Ela admite que algumas pessoas possam ter sido beneficiadas pelos donativos e auxilio financeiro, sem que houvesse realmente necessidade. "Em alguns casos, a pessoa chega aqui chorando, dizendo que perdeu tudo. Outras falam que extraviaram a notificação de risco. Não temos como verificar tudo. Por isso, é possível sim, que tenhamos liberado o pagamento para alguém que não tenha tido a propriedade destruída". Por conta destes casos, uma reunião foi realizada na manhã de ontem na Defesa Civil, para que mais assistentes sociais fossem contratadas com o objetivo de passar um "pente fino" nos processos das pessoas já beneficiadas. "Encontrando irregularidades, o benefício será automaticamente suspenso", explica.
Mesmo diante de todo o procedimento de segurança adotado para conceder o auxílio e vetar possíveis enganos, a funcionária da Codesal diz que o número de solicitações é muito grande e que não há engenheiros suficientes para realizar, no mesmo tempo da necessidade do desabrigado, a vistoria. Para se ter uma idéia da quantidade, mais de 2.500 solicitações de deslizamento de terra, foram registradas pela Defesa Civil, desde o início do mês de maio até ontem. E, neste mesmo período, foram anotados mais de 200 desabamentos de imóveis.
O prefeito João Henrique solicitou, inclusive, que os profissionais da área de engenharia trabalhassem de forma voluntária neste tipo de trabalho, tamanha a quantidade de solicitações. Até ontem, mais de 678 cadastros sócio econômicos haviam sido preenchidos e encaminhados para a liberação dos benefícios, através da Secretaria da Economia Emprego e Renda (Setad).
Normalmente, para que a pessoa desabrigada tenha o direito à verba mensal de R$150, mais donativos, ela precisa solicitar vistoria dos engenheiros da Codesal, que, em caso de risco, emite uma notificação. Com o registro em mãos, os proprietários dos imóveis vão até a Coordenadoria, onde são entrevistados pelas assistentes sociais e, posteriormente, encaminhados para a Secretaria da Economia Emprego e Renda (Setad), responsável por liberar os donativos (lençóis, travesseiros, toalhas de banho, fronhas, mosquiteiros, kits de limpeza e filtros de água), além é claro, da verba mensal do auxilio moradia no valor de R$ 150.
Na semana passada, M. J.X. *, residente no bairro de Brotas, esteve na sede da Defesa Civil de Salvador (Codesal) para solicitar uma vistoria no imóvel em que mora.
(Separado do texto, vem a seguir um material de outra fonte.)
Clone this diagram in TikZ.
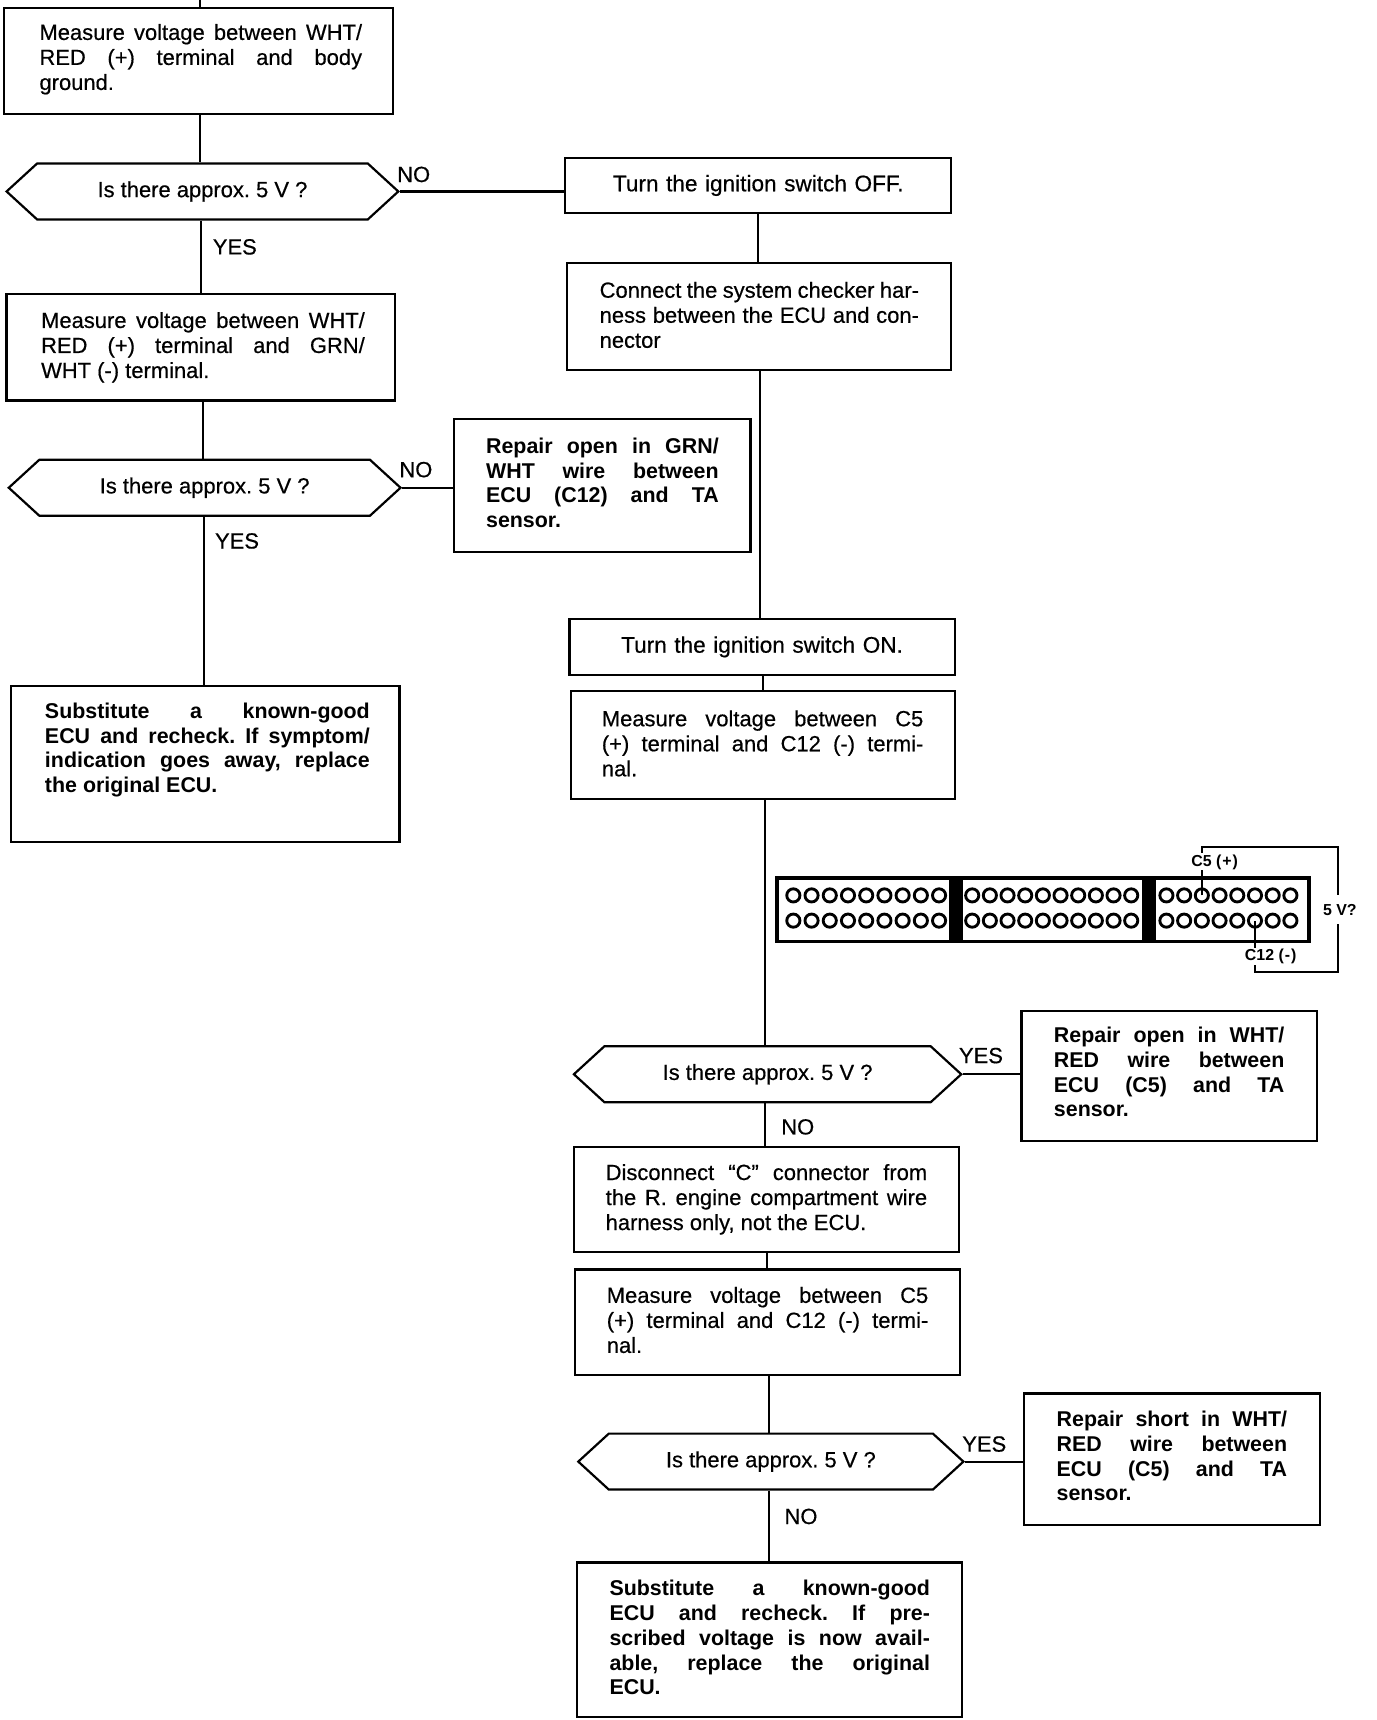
\documentclass[tikz,border=0pt]{standalone}
\usepackage{fontspec}
\setmainfont{Liberation Sans}
\newfontfamily\inkfont[FakeBold=0.5]{Liberation Sans}
\usetikzlibrary{shapes.symbols}
\newcommand{\lift}[1]{\par\vskip#1\hrule height 0pt}
\frenchspacing
\tikzset{
	box/.style={draw,line width=2pt,inner sep=0pt,align=justify,font=\fontsize{20}{22.8}\selectfont\inkfont},
	boldbox/.style={box,font=\fontsize{19.5}{22.6}\selectfont\bfseries},
	onebox/.style={box,align=center,font=\fontsize{20.6}{23}\selectfont\inkfont},
	nudged/.style={execute at begin node={\leftskip=#1\relax}},
	hexa/.style={draw,line width=2pt,inner sep=0pt,font=\fontsize{20}{23}\selectfont\inkfont,signal,signal to=west and east,signal pointer angle=85,minimum height=51pt},
	link/.style={line width=2pt},
	tag/.style={font=\fontsize{20}{23}\selectfont\inkfont},
	pin/.style={circle,draw,line width=2.6pt,minimum size=12pt,inner sep=0pt},
	bar/.style={fill=black,minimum width=13pt,minimum height=58pt,inner sep=0pt},
	wire/.style={line width=2pt},
	pinlabel/.style={fill=white,inner sep=1pt,font=\fontsize{14.5}{16}\selectfont\bfseries}
}
\begin{document}
\begin{tikzpicture}[x=1pt,y=-1pt]
	\useasboundingbox (0,0) rectangle (1254,1567.5);
	% left column
	\coordinate (topin) at (182,0);
	\node[box,nudged=4pt,minimum width=354pt,minimum height=97pt,text width=298pt] (meas1) at (181,55.5) {Measure voltage between WHT/\linebreak RED (+) terminal and body\linebreak ground.\lift{3pt}};
	\node[hexa,minimum width=357pt] (ask1) at (184.5,174.5) {Is there approx. 5 V ?};
	\node[box,nudged=4pt,minimum width=354pt,minimum height=97pt,text width=299pt] (meas2) at (183,316.5) {Measure voltage between WHT/\linebreak RED (+) terminal and GRN/\linebreak WHT (-) terminal.};
	\node[hexa,minimum width=357pt] (ask2) at (186.5,444.5) {Is there approx. 5 V ?};
	\node[boldbox,minimum width=270pt,minimum height=121pt,text width=212pt] (fix1) at (549,442.5) {Repair open in GRN/\linebreak WHT wire between\linebreak ECU (C12) and TA\linebreak sensor.\lift{5pt}};
	\node[boldbox,nudged=4pt,minimum width=354pt,minimum height=142pt,text width=300pt] (sub1) at (187,696) {Substitute a known-good\linebreak ECU and recheck. If symptom/\linebreak indication goes away, replace\linebreak the original ECU.\lift{25pt}};
	% right column
	\node[onebox,minimum width=352pt,minimum height=50pt,text width=300pt] (off) at (691,169) {Turn the ignition switch OFF.};
	\node[box,minimum width=350pt,minimum height=97pt,text width=291pt] (harness) at (692,288.5) {Connect the system checker har-\linebreak ness between the ECU and con-\linebreak nector\lift{3pt}};
	\node[onebox,minimum width=351pt,minimum height=51pt,text width=300pt] (on) at (694.5,589.5) {Turn the ignition switch ON.};
	\node[box,minimum width=350pt,minimum height=98pt,text width=293pt] (meas3) at (695,679) {Measure voltage between C5\linebreak (+) terminal and C12 (-) termi-\linebreak nal.\lift{3pt}};
	\node[hexa,minimum width=353pt] (ask3) at (699.5,979) {Is there approx. 5 V ?};
	\node[boldbox,minimum width=269pt,minimum height=119pt,text width=210pt] (fix2) at (1065.5,980.5) {Repair open in WHT/\linebreak RED wire between\linebreak ECU (C5) and TA\linebreak sensor.\lift{7pt}};
	\node[box,minimum width=351pt,minimum height=96pt,text width=293pt] (cut) at (698.5,1093) {Disconnect “C” connector from\linebreak the R. engine compartment wire\linebreak harness only, not the ECU.};
	\node[box,minimum width=351pt,minimum height=96pt,text width=293pt] (meas4) at (699.5,1205) {Measure voltage between C5\linebreak (+) terminal and C12 (-) termi-\linebreak nal.\lift{4pt}};
	\node[hexa,minimum width=351pt] (ask4) at (702.5,1332) {Is there approx. 5 V ?};
	\node[boldbox,minimum width=270pt,minimum height=120pt,text width=210pt] (fix3) at (1068,1330) {Repair short in WHT/\linebreak RED wire between\linebreak ECU (C5) and TA\linebreak sensor.\lift{6pt}};
	\node[boldbox,minimum width=351pt,minimum height=141pt,text width=292pt] (sub2) at (701.5,1494.5) {Substitute a known-good\linebreak ECU and recheck. If pre-\linebreak scribed voltage is now avail-\linebreak able, replace the original\linebreak ECU.\lift{4pt}};
	% connector
	\node[draw,line width=3.5pt,minimum width=485pt,minimum height=58pt,inner sep=0pt] (conn) at (950.5,829) {};
	\node[bar] (barl) at (871,829) {};
	\node[bar] (barr) at (1047,829) {};
	\foreach \i in {0,...,8} {
		\node[pin] (pa\i) at ({723+\i*16.6},816) {};
		\node[pin] (pb\i) at ({723+\i*16.6},839) {};
	}
	\foreach \i in {0,...,9} {
		\node[pin] (qa\i) at ({886+\i*16.1},816) {};
		\node[pin] (qb\i) at ({886+\i*16.1},839) {};
	}
	\foreach \i in {0,...,7} {
		\node[pin] (ra\i) at ({1063+\i*16.14},816) {};
		\node[pin] (rb\i) at ({1063+\i*16.14},839) {};
	}
	\coordinate (wiretop) at (1219,772);
	\coordinate (wirebot) at (1219,885.5);
	\draw[wire] (ra2.center) -- (ra2 |- wiretop) -- (wiretop) -- (wirebot) -- (rb5 |- wirebot) -- (rb5.center);
	\node[pinlabel] (plus) at (1107,785.5) {C5 {\addfontfeature{LetterSpace=6}(+)}};
	\node[pinlabel] (minus) at (1158,872) {C12 {\addfontfeature{LetterSpace=6}(-)}};
	\node[pinlabel,inner ysep=8pt] (volts) at (1221,829) {5 V?};
	% links
	\draw[link] (topin) -- (topin |- meas1.north);
	\foreach \a/\b/\x in {meas1/ask1/182,ask1/meas2/183.5,meas2/ask2/185,ask2/sub1/186,off/harness/691,harness/on/692.5,on/meas3/695,meas3/ask3/697.5,ask3/cut/697.5,cut/meas4/699,meas4/ask4/701,ask4/sub2/701}
		\draw[link] (\x,0 |- \a.south) -- (\x,0 |- \b.north);
	\foreach \a/\b in {ask1/off,ask2/fix1,ask3/fix2,ask4/fix3}
		\draw[link] (\a.east) -- (\a.east -| \b.west);
	% answers
	\node[tag] (no1) at (377,159) {NO};
	\node[tag] (yes1) at (214,225) {YES};
	\node[tag] (no2) at (379,428) {NO};
	\node[tag] (yes2) at (216,493) {YES};
	\node[tag] (yes3) at (894,962) {YES};
	\node[tag] (no3) at (727,1027) {NO};
	\node[tag] (yes4) at (897,1316) {YES};
	\node[tag] (no4) at (730,1382) {NO};
\end{tikzpicture}
\end{document}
Segundo ela, a casa poderia ser atingida por um deslizamento de terra a qualquer momento. A inspeção foi programada em caráter de emergência, mas não pôde ser realizada: como acontece em cerca de 10% das solicitações registradas no órgão, o endereço fornecido não foi localizado por falta de informações precisas.
Ao registrar o pedido, M. forneceu o nome da rua em que mora e apresentou a seguinte referência: "Entrada pelo Colégio Luiz Viana, após a pracinha, desce a Ladeira do Retiro, após o bar de L. *". O técnico subiu e desceu ladeiras, entrou e saiu de becos e vielas, sem conseguir encontrar o endereço. Antes de deixar a área, ainda ligou para o telefone fornecido pela solicitante, mas de nada adiantou: o número era do local de trabalho, ela não se encontrava no momento e nenhum dos colegas sabia como chegar até sua casa. Casos como o de M.J. fazem parte da rotina da Codesal, atesta o subsecretário Osny Santos, gestor do órgão. "De tão familiarizado com o local em que mora, o solicitante acaba acreditando que é fácil chegar até sua casa", ele observa. "Mas, na prática, não é o que ocorre", constata. "Na maioria das vezes, o técnico gasta muito tempo para tentar localizar o imóvel e, nem sempre, consegue", acrescenta.
Para evitar esse tipo de transtorno, a Defesa Civil orienta que, junto com as referências do endereço, a população sempre forneça o código de logradouro (aquele número presente nas placas de identificação das ruas). "Com a indicação correta do endereço, evita-se a perda desnecessária de tempo e o atendimento é agilizado", arremata o subsecretário.